Installation with Homebrew

Possibly the easiest way to use this package is via Homebrew. It will automatically install the OpenSSL formula mentioned above:

brew install rabbitmq

Run RabbitMQ Server

Overview

Unlike some other installation methods, namely the Debian and RPM packages, RabbitMQ generic UNIX binary build does not require sudo. It can be uncompressed into any location and started and managed using the tools under sbin. Default data directory location will be under ./var, that is, in the installation directory.

Start the Server

To start the server, run the sbin/rabbitmq-server script. This displays a short banner message, concluding with the message "completed with [n] plugins.", indicating that the RabbitMQ broker has been started successfully.

$ /usr/local/sbin/rabbitmq-server

To start the server in "detached" mode, use rabbitmq-server -detached. This will run the node process in the background.

Configure the Server

It is possible to customise the RabbitMQ environment by setting environment variables in $RABBITMQ_HOME/etc/rabbitmq/rabbitmq-env.conf. Server components may be configured, too, in the RabbitMQ configuration file located at $RABBITMQ_HOME/etc/rabbitmq/rabbitmq.config. Neither of these files exist after installation.

File Locations

The Generic Unix tarball is designed as far as possible to run without requiring configuration changes or special permissions. The directories and files used by default are all held under the installation directory rabbitmq_server-3.7.7 which is in the $RABBITMQ_HOME variable in the scripts.
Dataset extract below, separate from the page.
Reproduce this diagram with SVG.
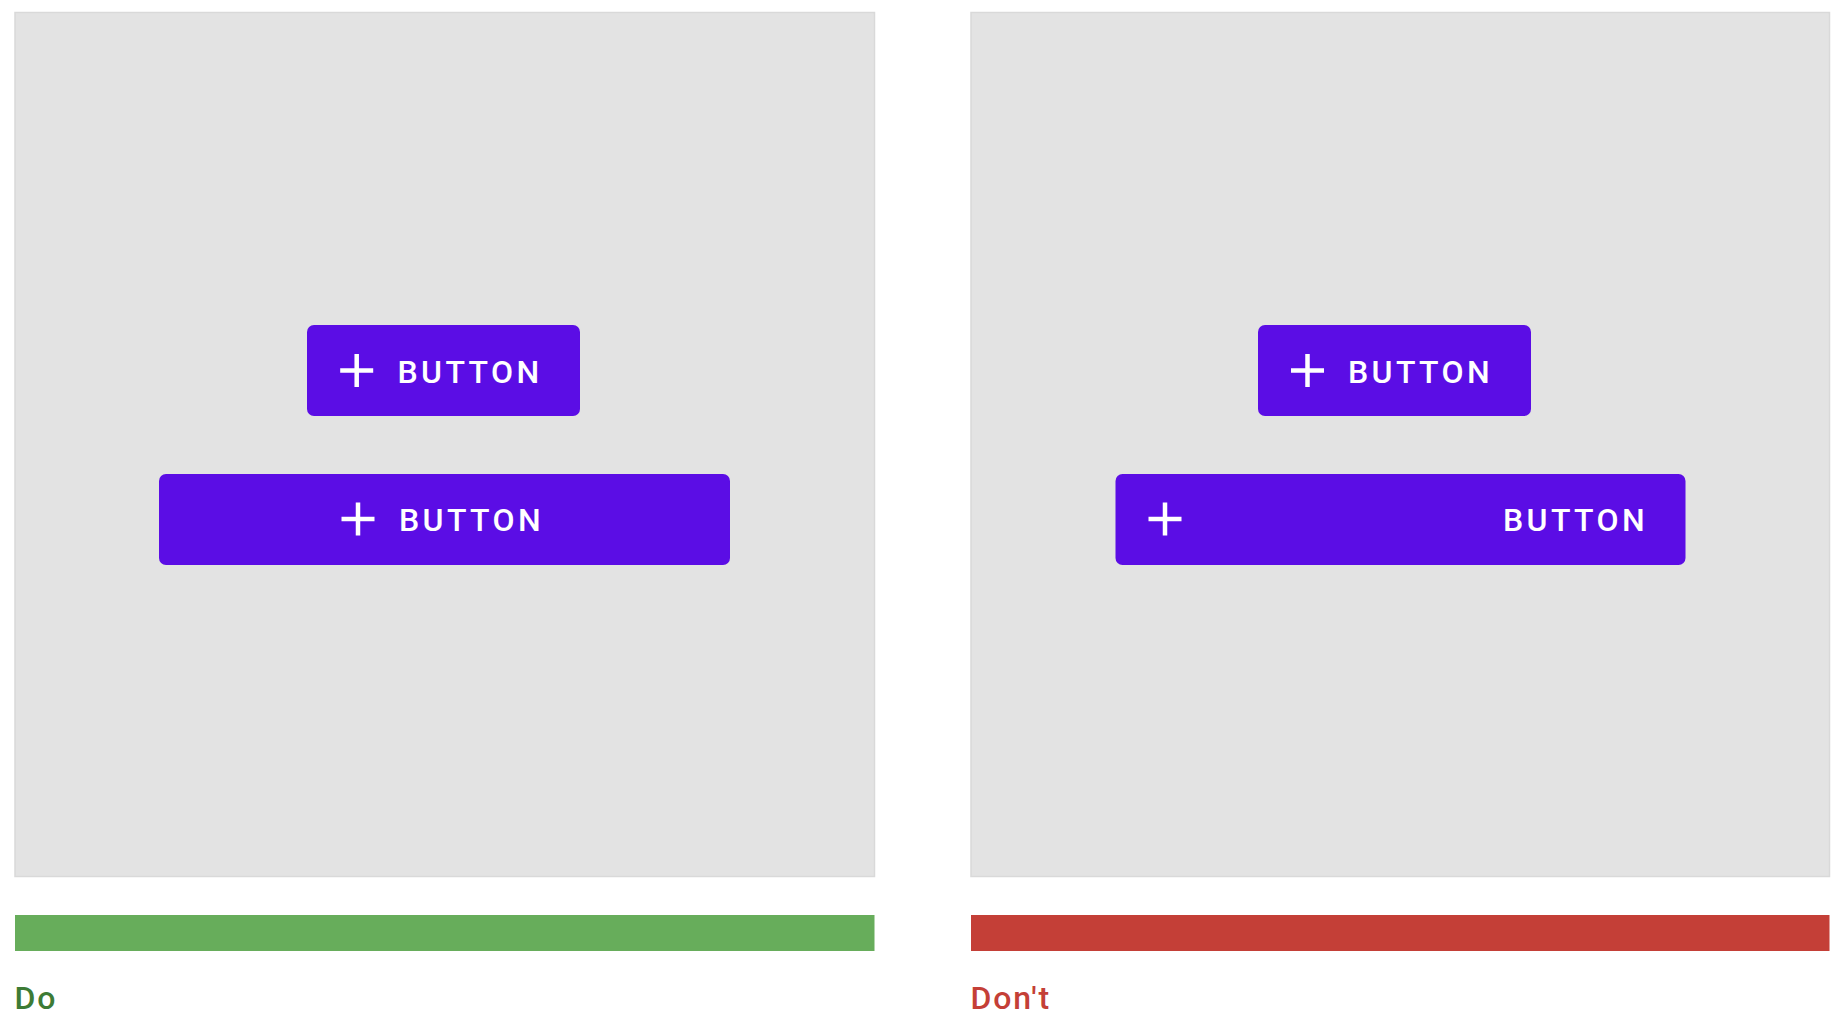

Should you wish to install RabbitMQ Server such that it uses the conventional system directories for configuration, database, log files, plugins etc, it is possible to do this.

Find the line:

SYS_PREFIX=${RABBITMQ_HOME}

in the sbin/rabbitmq-defaults script and change this line to:

SYS_PREFIX=

but do not modify any other line in this script.

Note: After this modification the default directory locations may require different permissions. In particular RABBITMQ_MNESIA_BASE and RABBITMQ_LOG_BASE may need to be created (the server will attempt to create them at startup), and the RABBITMQ_ENABLED_PLUGINS_FILE will need to be writable (for rabbitmq-plugins). The configuration files will be looked for in /etc/rabbitmq/.

Default user access

The broker creates a user guest with password guest. Unconfigured clients will in general use these credentials. By default, these credentials can only be used when connecting to the broker as localhost so you will need to take action before connecting from any other machine.

See the documentation on access control for information on how to create more users, delete the guest user, or allow remote access to the guest user.

Managing the Broker

To stop the server or check its status, etc., you can invoke sbin/rabbitmqctl (as the user running rabbitmq-server). All rabbitmqctl commands will report the node absence if no broker is running.

to start server:

sbin/rabbitmq-server

Invoke rabbitmqctl stop to stop the server.

rabbitmqctl stop

Invoke rabbitmqctl status to check whether it is running.